As for how much insurance you need to buy, that’s up to you and your circumstances.
At the very least, you’ll need liability insurance in an amount ranging somewhere between $15,000 and $50,000. This type of insurance is designed to protect other potential drivers you might injure in a crash you cause.
You may have to also add collision and comprehensive coverage if you still have an outstanding loan on your personal vehicle.
Collision insurance pays to repair or replace your vehicle after a crash on the road. Damage sustained in any other way, including fire, vandalism, and acts of nature, will be covered under your comprehensive policy.
These two types of insurance may still be a wise idea to carry after you pay off your loan if your car maintains a high resale value. You can find out what your car’s resale value is by utilizing the Kelley Blue Book or the NADA car buying guide.
Companies Specializing in Military Insurance
If you’re buying your first auto insurance policy you might want to ask your fellow service members how they get theirs. Why? Because there are about a half dozen organizations around the country that specialize in benefits and insurance policies for military members.
These organizations serve only military members and their families; no one else.

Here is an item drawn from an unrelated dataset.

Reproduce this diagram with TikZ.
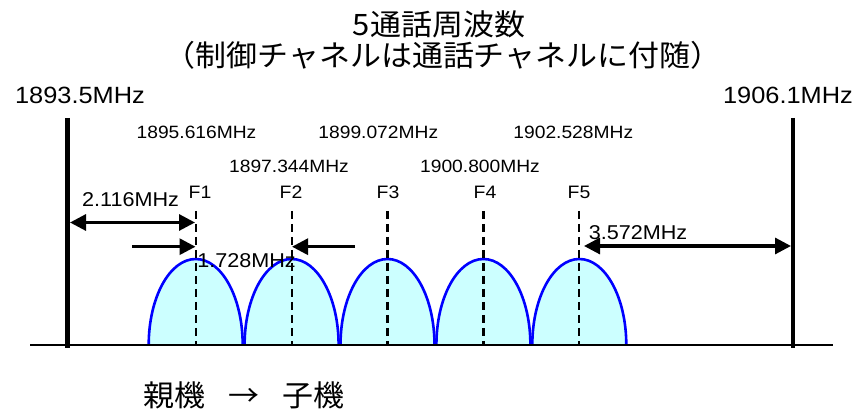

Getting your insurance through one of them gives you several advantages.
First of all, company representatives are very familiar with military regulations and the military lifestyle. Their knowledge enables them to make customized insurance policies specifically to meet the needs of this unique group of people.
You don’t get the same sort of service from a run-of-the-mill insurance provider that merely adds an Armed Forces policy to its list of options as you do from a company that works with military members on a regular basis.
If you bundle your multiple policies with an organization of this sort you can achieve even greater savings. Think about bundling if you have life insurance or a homeowner’s or rental policy. Bundling may even be beneficial with an annuity as well.
Never Assume Anything
The only thing you don’t want to do is simply assume everything is fine with your auto insurance just because you are part of the military. While it would be nice if all military members and their spouses were exempt from regulations, that’s not the case.
It’s still required of you to find out the laws in your state and make sure your vehicle is properly registered and covered by appropriate insurance.
If you need help, you can always contact a local independent agent. You can also find information through your state insurance department or department of motor vehicles.
As a last resort, your commanding officer may be able to point you to military-based resources you might be able to utilize.